Posts for:  November 2016

Still electrifying, Mr. Wild

 

American virtuoso Earl Wild

Today I had the great pleasure of playing some of Earl Wild’s stellar performances on the air, during my Saturday morning radio shift on WRTI-FM in Philadelphia. He was born in Pittsburgh 101 years ago this day.

He died in 2010, teaching until the very end. I was one of the lucky recipients of an almost “secret knowledge” handed down by a virtuoso of the old Romantic tradition, who had heard Rachmaninoff in person many times, and who had studied with a student of Ravel’s, and of Busoni’s. ¬†Earl could explain every aspect of piano playing — from fingering, to nuances of phrasing, to chord balancing, to pedaling, to power in brilliant passages, all the while demonstrating, at the second piano. He knew, by heart, nearly every passage from the piano repertoire. He could talk and do.

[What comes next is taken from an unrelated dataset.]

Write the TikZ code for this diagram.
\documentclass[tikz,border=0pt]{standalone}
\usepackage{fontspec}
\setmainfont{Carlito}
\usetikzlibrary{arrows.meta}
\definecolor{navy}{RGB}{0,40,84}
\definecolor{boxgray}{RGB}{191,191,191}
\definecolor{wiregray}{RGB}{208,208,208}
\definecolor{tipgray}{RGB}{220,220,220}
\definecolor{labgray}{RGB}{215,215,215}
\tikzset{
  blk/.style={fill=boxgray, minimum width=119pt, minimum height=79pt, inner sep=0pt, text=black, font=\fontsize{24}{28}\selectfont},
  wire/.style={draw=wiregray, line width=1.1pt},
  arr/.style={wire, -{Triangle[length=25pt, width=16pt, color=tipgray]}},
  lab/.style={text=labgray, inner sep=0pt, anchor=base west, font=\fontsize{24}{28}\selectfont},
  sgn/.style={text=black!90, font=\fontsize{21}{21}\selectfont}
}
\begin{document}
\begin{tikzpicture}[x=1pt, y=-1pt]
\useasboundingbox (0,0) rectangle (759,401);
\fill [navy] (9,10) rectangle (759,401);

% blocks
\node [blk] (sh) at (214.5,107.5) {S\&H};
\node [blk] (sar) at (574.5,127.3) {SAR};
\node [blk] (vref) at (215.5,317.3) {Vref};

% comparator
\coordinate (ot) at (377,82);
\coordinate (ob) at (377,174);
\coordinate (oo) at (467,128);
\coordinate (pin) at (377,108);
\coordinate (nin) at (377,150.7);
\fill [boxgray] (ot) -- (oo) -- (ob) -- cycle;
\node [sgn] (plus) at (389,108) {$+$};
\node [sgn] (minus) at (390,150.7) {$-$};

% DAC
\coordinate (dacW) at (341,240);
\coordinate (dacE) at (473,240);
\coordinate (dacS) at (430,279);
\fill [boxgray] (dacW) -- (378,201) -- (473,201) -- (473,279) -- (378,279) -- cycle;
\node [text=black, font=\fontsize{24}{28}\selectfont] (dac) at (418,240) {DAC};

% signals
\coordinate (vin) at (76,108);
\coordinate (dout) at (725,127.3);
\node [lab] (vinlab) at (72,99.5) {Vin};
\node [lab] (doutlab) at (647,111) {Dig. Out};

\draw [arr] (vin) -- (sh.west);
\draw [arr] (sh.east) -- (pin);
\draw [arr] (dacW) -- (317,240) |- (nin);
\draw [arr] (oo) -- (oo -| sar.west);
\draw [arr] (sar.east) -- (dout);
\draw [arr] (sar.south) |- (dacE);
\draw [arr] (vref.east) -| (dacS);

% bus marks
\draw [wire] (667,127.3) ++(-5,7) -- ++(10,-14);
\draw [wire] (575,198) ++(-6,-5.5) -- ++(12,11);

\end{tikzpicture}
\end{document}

Some other things about him, impossible to convey on the air — his charisma and rapier wit. His elegant way of dressing, which never looked foppish, because he was tall and broad-shouldered, with a shock of white hair, and blue eyes that widened or which he rolled to punctuate every story he told. The most colorful ones I can’t repeat, but here’s a milder one. When a new student at Juilliard approached him in distress, saying she’d been turned down by another teacher because her hands were so small she could barely reach an octave, he said, “How big is your brain?” She became his student and went on to have a successful debut at Carnegie Hall, critically praised in the Times for her fresh interpretation of an unusual program that alternated between Schumann and Bach.

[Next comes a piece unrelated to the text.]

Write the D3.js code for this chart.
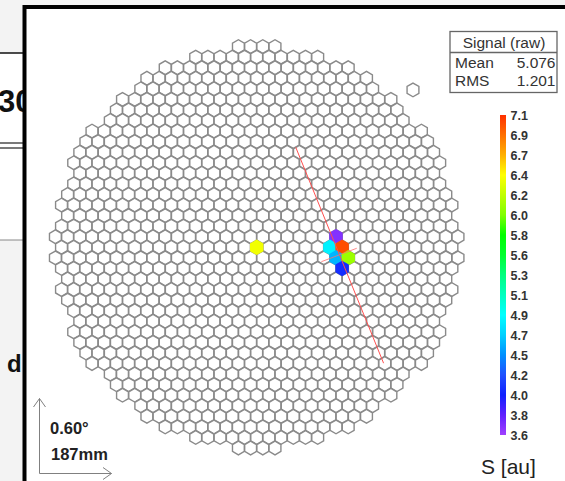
<!DOCTYPE html>
<html><head><meta charset="utf-8">
<script src="https://cdn.jsdelivr.net/npm/d3@7"></script>
<style>
html,body{margin:0;padding:0;background:#fff;}
svg{display:block;font-family:"Liberation Sans",Arial,sans-serif;}
</style></head>
<body><svg id="c" width="565" height="481"></svg>
<script>
// ---------- data ----------
const pitchDeg = 0.1;            // pixel pitch in degrees
const cameraRadiusDeg = 1.655;   // pixels whose centres lie inside this radius
// signal pixels: lattice coordinates (q, r) and signal
const sigQ = [0, 6, 7, 7, 6, 7, 6];
const sigR = [0, 0, 0, -1, 1, 1, 2];
const sigVal = [6.4, 4.85, 7.0, 3.7, 4.6, 6.1, 4.1];
// stray pixel outside the main outline (degrees)
const extraX = [1.281];
const extraY = [-1.29];
// Hillas axis (degrees)
const axisMajorX = [0.32, 1.04], axisMajorY = [-0.82, 0.95];
const axisMinorX = [0.53, 0.82], axisMinorY = [0.118, 0.008];
// colour scale
const scaleLabels = ["7.1","6.9","6.7","6.4","6.2","6.0","5.8","5.6","5.3","5.1","4.9","4.7","4.5","4.2","4.0","3.8","3.6"];
const scaleMin = 3.6, scaleMax = 7.1;
const paletteColors = ["#a040ff","#6020ff","#1020ff","#2050ff","#0090ff","#00d0ff","#00ffff","#00ffc0","#00ff80","#00ff30","#00ff00","#80ff00","#c0ff00","#ffff00","#ffb000","#ff7000","#ff3000"];
const statsTitle = "Signal (raw)";
const statsRows = [["Mean","5.076"],["RMS","1.201"]];
const scaleBarText = ["0.60\u00b0","187mm"];
const unitLabel = "S [au]";

// ---------- drawing ----------
const svg = d3.select("#c");
const cx = 256.7, cy = 247.3, pxPerDeg = 122;
const x = d3.scaleLinear().domain([-2, 2]).range([cx - 2*pxPerDeg, cx + 2*pxPerDeg]);
const y = d3.scaleLinear().domain([-2, 2]).range([cy - 2*pxPerDeg, cy + 2*pxPerDeg]);

// background slide pieces on the left
svg.append("rect").attr("x",0).attr("y",0).attr("width",565).attr("height",481).attr("fill","#f3f3f3");
svg.append("rect").attr("x",0).attr("y",53).attr("width",30).attr("height",187).attr("fill","#ffffff");
svg.append("line").attr("x1",0).attr("x2",30).attr("y1",53).attr("y2",53).attr("stroke","#111").attr("stroke-width",1.5);
svg.append("line").attr("x1",0).attr("x2",30).attr("y1",143).attr("y2",143).attr("stroke","#222").attr("stroke-width",1.2);
svg.append("line").attr("x1",0).attr("x2",30).attr("y1",148).attr("y2",148).attr("stroke","#222").attr("stroke-width",1.2);
svg.append("line").attr("x1",0).attr("x2",30).attr("y1",240).attr("y2",240).attr("stroke","#888").attr("stroke-width",1);
svg.append("text").attr("x",-2).attr("y",112).attr("font-size",31).attr("font-weight","bold").attr("fill","#111").text("30");
svg.append("text").attr("x",7).attr("y",372).attr("font-size",24).attr("font-weight","bold").attr("fill","#111").text("d");

// frame
svg.append("rect").attr("x",24.5).attr("y",7).attr("width",600).attr("height",500)
  .attr("fill","#fff").attr("stroke","#000").attr("stroke-width",4);

// camera pixels
const rowH = pitchDeg*Math.sqrt(3)/2;
const pixels = [];
const N = 20;
for (let r = -N; r <= N; r++) for (let q = -N-20; q <= N+20; q++) {
  const px = (q + r/2)*pitchDeg, py = r*rowH;
  if (Math.hypot(px, py) <= cameraRadiusDeg) pixels.push({q, r, px, py, v: null});
}
extraX.forEach((ex,i)=>pixels.push({q:null,r:null,px:ex,py:extraY[i],v:null}));
sigQ.forEach((q,i)=>{
  const p = pixels.find(d=>d.q===q && d.r===sigR[i]);
  if (p) p.v = sigVal[i];
});
const color = d3.scaleLinear()
  .domain(paletteColors.map((c,i)=>scaleMin + (scaleMax-scaleMin)*i/(paletteColors.length-1)))
  .range(paletteColors).clamp(true);

const hexR = pitchDeg/Math.sqrt(3)*0.97;
function hexPath(d){
  const pts = d3.range(6).map(k=>{
    const a = Math.PI/180*(60*k + 30);
    return [x(d.px + hexR*Math.cos(a)), y(d.py + hexR*Math.sin(a))];
  });
  return "M" + pts.map(p=>p.join(",")).join("L") + "Z";
}
svg.append("g").selectAll("path").data(pixels.filter(d=>d.v===null)).join("path")
  .attr("d", hexPath).attr("fill","#fff").attr("stroke","#8a8a8a").attr("stroke-width",1.4);
svg.append("g").selectAll("path").data(pixels.filter(d=>d.v!==null)).join("path")
  .attr("d", hexPath).attr("fill",d=>color(d.v)).attr("stroke",d=>color(d.v)).attr("stroke-width",1.6);

// Hillas axes
svg.append("line").attr("x1",x(axisMajorX[0])).attr("y1",y(axisMajorY[0])).attr("x2",x(axisMajorX[1])).attr("y2",y(axisMajorY[1]))
  .attr("stroke","#ff5050").attr("stroke-width",1);
svg.append("line").attr("x1",x(axisMinorX[0])).attr("y1",y(axisMinorY[0])).attr("x2",x(axisMinorX[1])).attr("y2",y(axisMinorY[1]))
  .attr("stroke","#ff7070").attr("stroke-width",0.8);

// stats box
const sb = svg.append("g");
sb.append("rect").attr("x",450).attr("y",31.5).attr("width",107).attr("height",61).attr("fill","#fff").attr("stroke","#666").attr("stroke-width",1.3);
sb.append("line").attr("x1",450).attr("x2",557).attr("y1",52.5).attr("y2",52.5).attr("stroke","#666").attr("stroke-width",1.3);
sb.append("text").attr("x",504).attr("y",47.5).attr("text-anchor","middle").attr("font-size",15.5).attr("fill","#333").text(statsTitle);
statsRows.forEach((row,i)=>{
  sb.append("text").attr("x",455).attr("y",68+18.3*i).attr("font-size",15.5).attr("fill","#333").text(row[0]);
  sb.append("text").attr("x",555.5).attr("y",68+18.3*i).attr("text-anchor","end").attr("font-size",15.5).attr("fill","#333").text(row[1]);
});

// colour bar
const cbTop = 115, cbBot = 435, cbX = 500, cbW = 6;
const defs = svg.append("defs");
const grad = defs.append("linearGradient").attr("id","pal").attr("x1",0).attr("y1",1).attr("x2",0).attr("y2",0);
paletteColors.forEach((c,i)=>grad.append("stop").attr("offset",i/(paletteColors.length-1)).attr("stop-color",c));
svg.append("rect").attr("x",cbX).attr("y",cbTop).attr("width",cbW).attr("height",cbBot-cbTop).attr("fill","url(#pal)");
const cbScale = d3.scalePoint().domain(scaleLabels).range([cbTop, cbBot]);
svg.append("g").selectAll("text").data(scaleLabels).join("text")
  .attr("x",510.5).attr("y",d=>cbScale(d)+4.5).attr("font-size",12.5).attr("font-weight","bold").attr("fill","#333").text(d=>d);
svg.append("text").attr("x",481).attr("y",474).attr("font-size",21).attr("fill","#222").text(unitLabel);

// scale arrows
const ar = svg.append("g").attr("stroke","#808080").attr("stroke-width",1).attr("fill","none");
ar.append("path").attr("d","M39.5,473.5V398.5M33.5,407L39.5,398.5L45.5,407");
ar.append("path").attr("d","M39.5,473.5H111.5M103,467.5L111.5,473.5L103,479.5");
svg.append("text").attr("x",50).attr("y",433.5).attr("font-size",16.5).attr("font-weight","bold").attr("fill","#222").text(scaleBarText[0]);
svg.append("text").attr("x",51).attr("y",460).attr("font-size",16.5).attr("font-weight","bold").attr("fill","#222").text(scaleBarText[1]);
</script></body></html>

Earl was not afraid to tell us students that he practiced — a lot. His income went up with the number of hours he practiced, he said, quite deadpan. Out to dinner, he preferred a Tanqueray martini, up, with a twist. A favorite pre-concert snack was a bowl of chocolate ice cream, which he ate in his bathrobe (why I was at his house while he was getting ready for a concert, I’m not sure, but the memory sticks.) He wrote his marvelous compositions and transcriptions for piano, in part, he said, to ward off the “boredom of practicing.” Earl was a sweet man, but he was not one to sugarcoat the life of a concert pianist.

For one of his recording sessions, I served as page turner. He was recording all the Rachmaninoff Preludes and the 2nd Sonata, on his white 9-foot Baldwin grand piano in his spacious living room in Columbus, Ohio, with its acoustically advantageous cathedral ceiling. He had to record at night, to minimize extraneous outdoor noises, but there were train tracks about a mile away, and a train rolled through just as the recording engineer was doing sound checks. Earl placed his hands on the keys and perfectly replicated the diminished/augmented/whatever chord that the train horn made, mournfully blowing across the flat Ohio plain.

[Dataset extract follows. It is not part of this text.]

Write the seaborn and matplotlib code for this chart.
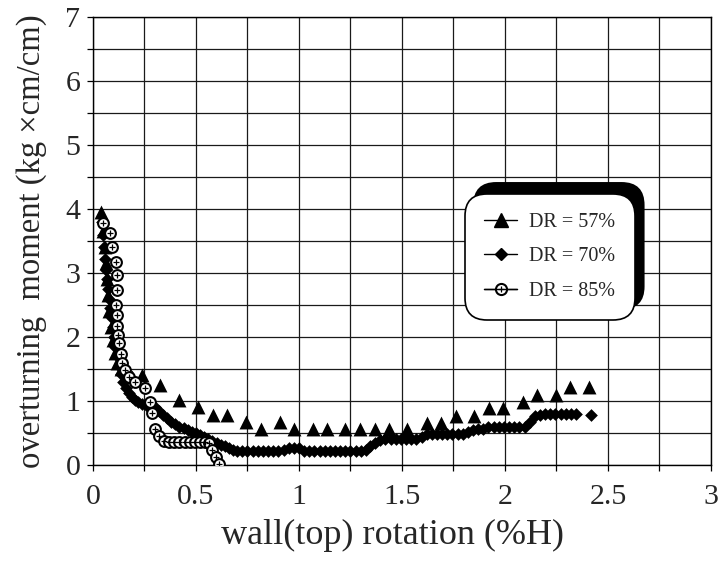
import numpy as np
import pandas as pd
import matplotlib
matplotlib.use("Agg")
import matplotlib.pyplot as plt
import seaborn as sns
from matplotlib.lines import Line2D
from matplotlib.patches import Shadow
from matplotlib.ticker import MultipleLocator, FuncFormatter

# DR = 57% (triangles)
x57 = [0.040, 0.048, 0.056, 0.062, 0.068, 0.074, 0.080, 0.088, 0.096, 0.105,
       0.118, 0.135, 0.160, 0.190, 0.236, 0.325, 0.419, 0.511, 0.581, 0.652,
       0.743, 0.816, 0.908, 0.976, 1.067, 1.134, 1.223, 1.296, 1.369, 1.438,
       1.526, 1.620, 1.688, 1.760, 1.850, 1.924, 1.990, 2.086, 2.154, 2.246,
       2.316, 2.410]
y57 = [3.95, 3.65, 3.40, 3.15, 2.90, 2.65, 2.40, 2.15, 1.95, 1.75,
       1.60, 1.50, 1.42, 1.38, 1.40, 1.25, 1.02, 0.90, 0.78, 0.78,
       0.68, 0.57, 0.68, 0.57, 0.57, 0.57, 0.57, 0.57, 0.57, 0.57,
       0.57, 0.66, 0.66, 0.77, 0.77, 0.89, 0.89, 0.99, 1.09, 1.09,
       1.22, 1.22]

# DR = 70% (diamonds)
x70 = [0.045, 0.050, 0.055, 0.060, 0.065, 0.070, 0.075, 0.080, 0.085, 0.090,
       0.095, 0.100, 0.108, 0.116, 0.125, 0.135, 0.147, 0.160, 0.175, 0.190,
       0.205, 0.220, 0.240, 0.260, 0.280, 0.300, 0.320, 0.340, 0.360, 0.380,
       0.400, 0.420, 0.440, 0.460, 0.480, 0.500, 0.520, 0.540, 0.560, 0.580,
       0.600, 0.620, 0.640, 0.660, 0.680, 0.700, 0.725, 0.750, 0.775, 0.800,
       0.825, 0.850, 0.875, 0.900, 0.925, 0.950, 0.975, 1.000, 1.025, 1.050,
       1.075, 1.100, 1.125, 1.150, 1.175, 1.200, 1.225, 1.250, 1.275, 1.300,
       1.325, 1.345, 1.370, 1.395, 1.420, 1.445, 1.470, 1.495, 1.520, 1.545,
       1.570, 1.595, 1.620, 1.645, 1.670, 1.695, 1.720, 1.745, 1.770, 1.795,
       1.820, 1.845, 1.870, 1.895, 1.920, 1.945, 1.970, 1.995, 2.020, 2.045,
       2.070, 2.095, 2.120, 2.145, 2.170, 2.195, 2.220, 2.245, 2.270, 2.295,
       2.320, 2.345, 2.420]
y70 = [3.80, 3.60, 3.40, 3.22, 3.05, 2.90, 2.75, 2.60, 2.45, 2.30,
       2.15, 2.00, 1.85, 1.70, 1.55, 1.42, 1.30, 1.20, 1.12, 1.06,
       1.02, 0.98, 0.95, 0.93, 0.91, 0.90, 0.84, 0.78, 0.74, 0.68,
       0.64, 0.60, 0.58, 0.55, 0.52, 0.50, 0.47, 0.44, 0.41, 0.38,
       0.35, 0.32, 0.29, 0.26, 0.23, 0.22, 0.22, 0.22, 0.22, 0.22,
       0.22, 0.22, 0.22, 0.22, 0.24, 0.27, 0.27, 0.26, 0.22, 0.22,
       0.22, 0.22, 0.22, 0.22, 0.22, 0.22, 0.22, 0.22, 0.22, 0.22,
       0.24, 0.29, 0.34, 0.39, 0.40, 0.40, 0.40, 0.40, 0.40, 0.40,
       0.40, 0.44, 0.48, 0.49, 0.49, 0.49, 0.49, 0.49, 0.49, 0.49,
       0.52, 0.55, 0.57, 0.57, 0.59, 0.59, 0.59, 0.59, 0.59, 0.59,
       0.59, 0.60, 0.68, 0.76, 0.78, 0.80, 0.80, 0.80, 0.80, 0.80,
       0.80, 0.80, 0.78]

# DR = 85% (circles)
x85 = [0.050, 0.085, 0.090, 0.110, 0.118, 0.115, 0.113, 0.117, 0.115, 0.122,
       0.128, 0.138, 0.140, 0.155, 0.175, 0.204, 0.252, 0.277, 0.285, 0.300,
       0.322, 0.345, 0.370, 0.395, 0.420, 0.445, 0.470, 0.495, 0.520, 0.545,
       0.565, 0.580, 0.595, 0.610]
y85 = [3.78, 3.62, 3.40, 3.18, 2.97, 2.73, 2.50, 2.35, 2.18, 2.03,
       1.90, 1.74, 1.59, 1.48, 1.38, 1.30, 1.20, 0.99, 0.81, 0.57,
       0.45, 0.37, 0.36, 0.36, 0.36, 0.36, 0.36, 0.36, 0.36, 0.36,
       0.34, 0.23, 0.12, 0.01]

labels = ["DR = 57%", "DR = 70%", "DR = 85%"]

df57 = pd.DataFrame({"rot": x57, "mom": y57})
df70 = pd.DataFrame({"rot": x70, "mom": y70})
df85 = pd.DataFrame({"rot": x85, "mom": y85})

sns.set_style("white")
plt.rcParams["font.family"] = ["Liberation Serif", "DejaVu Serif"]

fig = plt.figure(figsize=(7.18, 5.68), dpi=100)
ax = fig.add_axes([0.1295, 0.1813, 0.8607, 0.7887])

sns.scatterplot(data=df57, x="rot", y="mom", marker="^", s=100, color="black",
                edgecolor="black", linewidth=0, ax=ax, zorder=3)
sns.scatterplot(data=df70, x="rot", y="mom", marker="D", s=42, color="black",
                edgecolor="black", linewidth=0, ax=ax, zorder=4)
sns.scatterplot(data=df85, x="rot", y="mom", marker="o", s=60, color="white",
                edgecolor="black", linewidth=1.5, ax=ax, zorder=5)
sns.scatterplot(data=df85, x="rot", y="mom", marker="+", s=22, color="black",
                linewidth=0.9, ax=ax, zorder=6)

ax.set_xlim(0, 3)
ax.set_ylim(0, 7)
ax.xaxis.set_major_locator(MultipleLocator(0.5))
ax.xaxis.set_minor_locator(MultipleLocator(0.25))
ax.yaxis.set_major_locator(MultipleLocator(1))
ax.yaxis.set_minor_locator(MultipleLocator(0.5))
ax.xaxis.set_major_formatter(FuncFormatter(lambda v, p: f"{v:g}"))
ax.yaxis.set_major_formatter(FuncFormatter(lambda v, p: f"{v:g}"))
ax.grid(True, which="both", color="#1a1a1a", linewidth=0.9, zorder=0)
ax.set_axisbelow(True)
ax.tick_params(which="both", direction="out", length=4, width=0.9,
               color="black", labelsize=21.5, bottom=True, left=True)
ax.tick_params(axis="x", pad=10)
ax.tick_params(axis="y", pad=5)
for sp in ax.spines.values():
    sp.set_color("black")
    sp.set_linewidth(1.0)

ax.set_xlabel("wall(top) rotation (%H)", fontsize=26)
ax.set_ylabel("overturning  moment (kg \u00d7cm/cm)", fontsize=23.5)
ax.xaxis.set_label_coords(0.484, -0.12)
ax.yaxis.set_label_coords(-0.075, 0.5)

handles = [
    Line2D([], [], color="black", lw=1, marker="^", ms=9.5),
    Line2D([], [], color="black", lw=1, marker="D", ms=6.5),
    (Line2D([], [], color="black", lw=1, marker="o", ms=8, mfc="white",
            mec="black", mew=1.5),
     Line2D([], [], color="black", lw=1, marker="+", ms=4.5, mew=0.9)),
]
leg = ax.legend(handles, labels, loc="upper left", bbox_to_anchor=(0.602, 0.605),
                borderaxespad=0, fontsize=14.5, frameon=True, fancybox=True,
                handlelength=1.65, handletextpad=0.6, labelspacing=0.75,
                borderpad=0.95, framealpha=1)
frame = leg.get_frame()
frame.set_edgecolor("black")
frame.set_linewidth(1.2)
frame.set_boxstyle("round,pad=0,rounding_size=1.1")
leg.set_zorder(10)

fig.canvas.draw()
shadow = Shadow(leg.legendPatch, 6.5, 8, facecolor="black", edgecolor="black",
                alpha=1)
shadow.set_zorder(9.5)
ax.add_artist(shadow)
shadow.set_clip_on(False)

fig.savefig("out.png", dpi=100, facecolor="white")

Earl suffered no fools. Any pompous sort unlucky enough to try to cross him would wither and burn under that caustic wit. Consequently, managerial types would not necessarily feel fondly toward him. He was not cliquish or popular with the musical in-crowd. Ever independent, he was the opposite of a “yes” man.

Oh, but how his audience adored him, from music lovers, to great arts patrons, to opera stars, and of course his students. Listen to his recording of the four Rachmaninoff Concerti and the Rhapsody on a Theme of Paganini, recorded when he was 50, with Jascha Horenstein and the Royal Philharmonic. Recorded in just five days, Earl told Anthony Tommasini of the New York Times, that he had an instant rapport with the orchestra, and making that recording was “a joy.”

Listeners today definitely heard that joy. I received an unusual slew of phone calls and e-mails after playing his recording of the Rachmaninoff Third Concerto on the air. Everyone could feel the special brilliance of Earl Wild’s playing; its precision, power, pacing, gorgeous sound, and utter sensitivity, to this day, are something rare. Happy birthday, Mr. Wild — you are still electrifying.